Having herpes? Well yes I do have it. The man who gave it to me FAILED to tell me he had it. Does that make me pathetic? Nope. Just poor judgement on my part.

Talking about my past on dates? Everyone has done that and the individual who wrote the nastiness is married to a woman who did the same bloody thing I'm accused of being pathetic for. Interesting.

The individual who wrote the nastiness is married to a woman who had been engaged 4 times in 2 years, slept with 28 different men in 2 years and I have learned that she has cheated on him while they were dating. Makes me wonder just what the basis for judging my "pathetic-ness" is.

When I received the comment I was at a very low point in my life. I know ya'all are saying "Tracey...why do you keep those???". I'll tell you why. I keep them to remind myself of just how far I have come in the past 3 years. That comment was sent to a woman I don't even know anymore. A woman who has finally realized her own self worth. A woman who will not settle for anything or anyone. A woman who made some poor choices and made some bad decisions. I look back now and I can say without a doubt and no hesitation that I would never have made those decisions if I was the woman I am now.

It's interesting how circumstances can determine who you will be mentally. Situations happened that broke me down and I chose to do things I wouldn't have done in a normal state of mind. I'm 3 years out of an abusive relationship. I'm 2 years out of 2 abusive friendships. Do I miss any of them? Not in the least. To be perfectly honest...I am thankful to all 3 of them. Their betrayal caused me to really search my inner self and spirit. I had to take a step back from life and just focus on who I am...not what they were trying to convince me I was. I don't trust easily but with what those 3 people did to me brought me more friends than I could have asked for.

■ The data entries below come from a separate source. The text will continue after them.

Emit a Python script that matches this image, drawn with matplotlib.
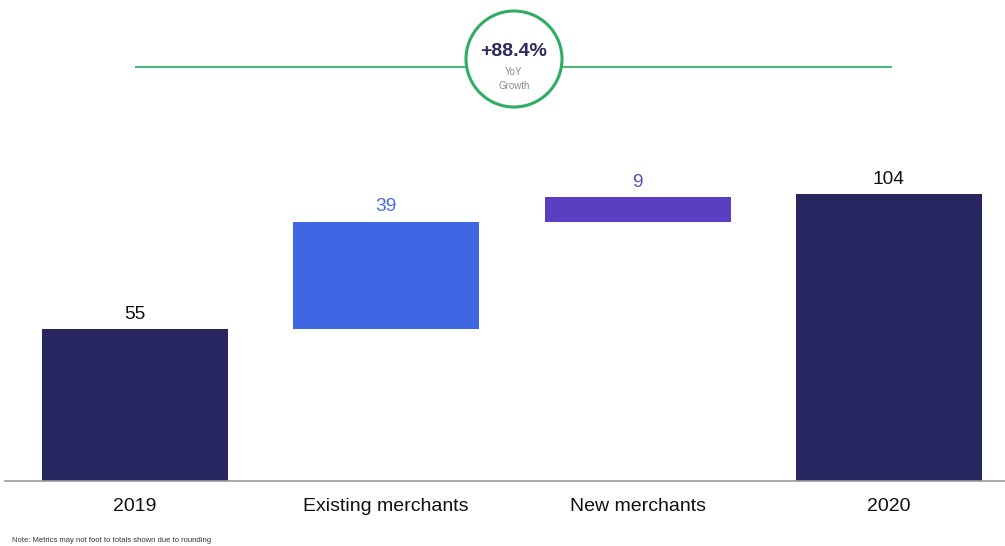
import matplotlib
matplotlib.use("Agg")
import matplotlib.pyplot as plt
from matplotlib.patches import Circle

categories = ["2019", "Existing merchants", "New merchants", "2020"]
values = [55, 39, 9, 104]
kinds = ["total", "delta", "delta", "total"]
bar_colors = ["#282661", "#3f67e4", "#5a3fc2", "#282661"]
label_colors = ["#111111", "#4a6be0", "#5b4fb5", "#111111"]
growth_text = "+88.4%"
growth_caption = ["YoY", "Growth"]
note = "Note: Metrics may not foot to totals shown due to rounding"

W, H = 1005, 546
fig = plt.figure(figsize=(W / 100, H / 100), dpi=100)
fig.patch.set_facecolor("white")

# main waterfall axes: baseline at 481 px from top
ax = fig.add_axes([5 / W, 1 - 481 / H, 1000 / W, 481 / H])
ax.set_xlim(-0.517, -0.517 + 1000 / 251.3)
ax.set_ylim(0, 481 / 2.76)

running = 0
bottoms, heights = [], []
for v, k in zip(values, kinds):
    if k == "total":
        bottoms.append(0)
        heights.append(v)
        running = v
    else:
        bottoms.append(running)
        heights.append(v)
        running += v

xs = list(range(len(categories)))
ax.bar(xs, heights, bottom=bottoms, width=0.74, color=bar_colors, zorder=2)

for x, b, h, v, c in zip(xs, bottoms, heights, values, label_colors):
    ax.text(x, b + h + 2.2, f"{v}", ha="center", va="bottom",
            fontsize=13.8, color=c, family="Liberation Sans")

for s in ["top", "right", "left"]:
    ax.spines[s].set_visible(False)
ax.spines["bottom"].set_color("#9a9a9a")
ax.spines["bottom"].set_linewidth(1.2)
ax.set_yticks([])
ax.set_xticks(xs)
ax.set_xticklabels(categories, fontsize=14, family="Liberation Sans", color="#111111")
ax.tick_params(axis="x", length=0, pad=12)
ax.patch.set_alpha(0)

# growth badge overlay in pixel units
ov = fig.add_axes([0, 0, 1, 1], zorder=5)
ov.set_xlim(0, W)
ov.set_ylim(H, 0)
ov.axis("off")
ov.patch.set_alpha(0)
ov.plot([135, 892], [67, 67], color="#45b874", lw=1.4, solid_capstyle="butt", zorder=1)
ov.add_patch(Circle((514, 59), 48, facecolor="white", edgecolor="#2fae63", lw=2.2, zorder=2))
ov.text(514, 52, growth_text, ha="center", va="center", fontsize=14, fontweight="bold",
        color="#2b2a5e", family="Liberation Sans", zorder=3)
ov.text(514, 72, growth_caption[0], ha="center", va="center", fontsize=7,
        color="#8a8a8a", family="Liberation Sans", zorder=3)
ov.text(514, 86, growth_caption[1], ha="center", va="center", fontsize=7,
        color="#8a8a8a", family="Liberation Sans", zorder=3)

fig.text(12 / W, 1 - 541 / H, note, ha="left", va="center", fontsize=5.5,
         color="#333333", family="Liberation Sans")

fig.savefig("out.png", dpi=100, facecolor="white")
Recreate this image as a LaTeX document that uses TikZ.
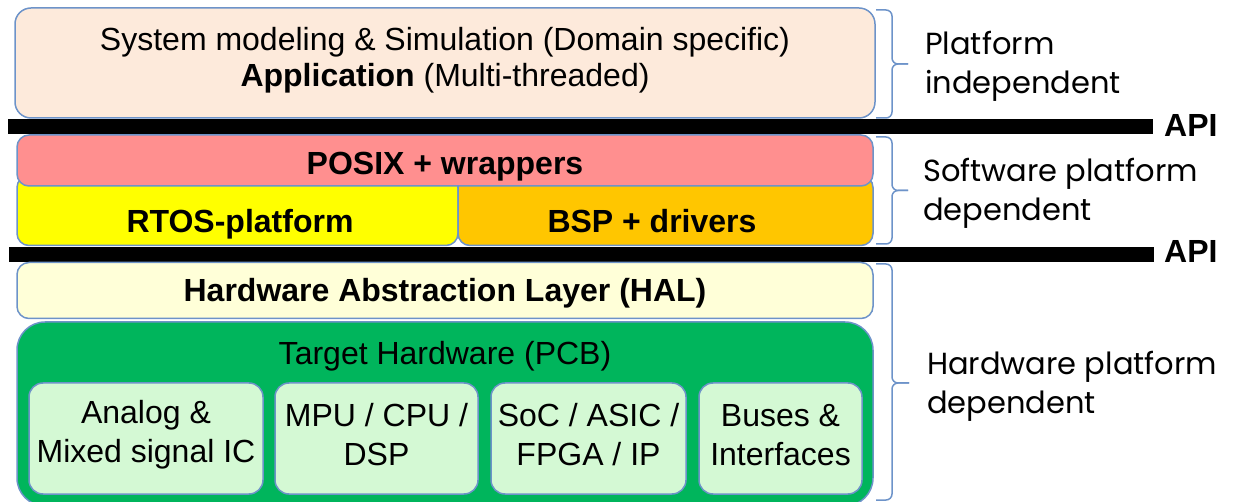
\documentclass[tikz,border=0pt]{standalone}
\usepackage{fontspec}
\setmainfont{Liberation Sans}
\newfontfamily\gothicfont{Poppins}
\definecolor{edgeblue}{HTML}{6D93C9}
\definecolor{appfill}{HTML}{FDEADB}
\definecolor{posixfill}{HTML}{FF8F8F}
\definecolor{rtosfill}{HTML}{FFFF00}
\definecolor{bspfill}{HTML}{FFC600}
\definecolor{halfill}{HTML}{FFFFD8}
\definecolor{pcbfill}{HTML}{00B55C}
\definecolor{partfill}{HTML}{D4F9D4}

\begin{document}
\begin{tikzpicture}[x=1pt,y=-1pt,
  layer/.style={draw=edgeblue, line width=1.5pt, inner sep=0pt, outer sep=0pt},
  txt/.style={font=\fontsize{32}{39}\selectfont, inner sep=0pt, align=center},
  btxt/.style={inner sep=0pt, anchor=base, font=\fontsize{32}{39}\selectfont\bfseries},
  side/.style={font=\gothicfont\fontsize{30.5}{39}\selectfont, inner sep=0pt, align=left, anchor=north west},
  apibar/.style={fill=black, inner sep=0pt, outer sep=0pt, minimum width=1145pt, minimum height=15pt},
  bracket/.style={draw=edgeblue, line width=1.5pt, rounded corners=6pt},
  part/.style={layer, fill=partfill, rounded corners=14pt, minimum height=111pt}
]
\useasboundingbox (0,0) rectangle (1234,502);

% application layer
\node[layer, fill=appfill, rounded corners=16pt, minimum width=860pt, minimum height=110pt] (app) at (445,63) {};
\node[txt, font=\fontsize{32}{36}\selectfont] (appT) at (445,60) {System modeling \& Simulation (Domain specific)\\\textbf{Application} (Multi-threaded)};

% upper API
\node[apibar] (bar1) at (580.5,126.5) {};
\node[btxt, anchor=base west] (api1) at (1164,137) {API};

% software platform
\node[layer, fill=rtosfill, rounded corners=12pt, minimum width=441pt, minimum height=70pt] (rtos) at (237.5,210.5) {};
\node[layer, fill=bspfill, rounded corners=12pt, minimum width=415pt, minimum height=70pt] (bsp) at (665.5,210.5) {};
\node[layer, fill=posixfill, rounded corners=12pt, minimum width=856pt, minimum height=51pt] (posix) at (445,160.5) {};
\node[btxt] (posixT) at (445,175) {POSIX + wrappers};
\node[btxt] (rtosT) at (240,233) {RTOS-platform};
\node[btxt] (bspT) at (652,233) {BSP + drivers};

% lower API
\node[apibar] (bar2) at (581.5,254.5) {};
\node[btxt, anchor=base west] (api2) at (1164,263) {API};

% hardware platform
\node[layer, fill=halfill, rounded corners=12pt, minimum width=856pt, minimum height=56pt] (hal) at (445,290.5) {};
\node[btxt] (halT) at (445,302) {Hardware Abstraction Layer (HAL)};
\node[layer, fill=pcbfill, rounded corners=28pt, minimum width=856pt, minimum height=184pt] (pcb) at (445,414) {};
\node[txt, anchor=base] (pcbT) at (445,365) {Target Hardware (PCB)};

\node[part, minimum width=234pt] (analog) at (146,438.5) {};
\node[part, minimum width=203pt] (mpu) at (376.5,438.5) {};
\node[part, minimum width=195pt] (soc) at (588.5,438.5) {};
\node[part, minimum width=163pt] (bus) at (780.5,438.5) {};
\node[txt] (analogT) at (146,435) {Analog \&\\Mixed signal IC};
\node[txt] (mpuT) at (376.5,435) {MPU / CPU /\\DSP};
\node[txt] (socT) at (588.5,435) {SoC / ASIC /\\FPGA / IP};
\node[txt] (busT) at (780.5,435) {Buses \&\\Interfaces};

% level braces: each half bends from its end to the centre tip
\draw[bracket] (876,10) -- (892,10) -- (892,64) -- (908,64);
\draw[bracket] (876,118) -- (892,118) -- (892,64) -- (908,64);
\draw[bracket] (876,137) -- (892,137) -- (892,190.5) -- (908,190.5);
\draw[bracket] (876,244) -- (892,244) -- (892,190.5) -- (908,190.5);
\draw[bracket] (876,264) -- (892,264) -- (892,383) -- (909,383);
\draw[bracket] (876,500) -- (892,500) -- (892,383) -- (909,383);

% level captions
\node[side] (lvl1) at (925,31) {Platform\\independent};
\node[side] (lvl2) at (923,158) {Software platform\\dependent};
\node[side] (lvl3) at (927,351) {Hardware platform\\dependent};
\end{tikzpicture}
\end{document}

That brings me back to the nastiness written above. Am I pathetic? Not by a long shot. I'm a woman who has made choices. Some bad...some good. Will I allow my future to be dictated by those choices? Not a chance. All I can do is be who I am now. If I am going to be judged by my past mistakes then those people are not who I want in my life. Oh wait....they aren't in my life and I am better for that.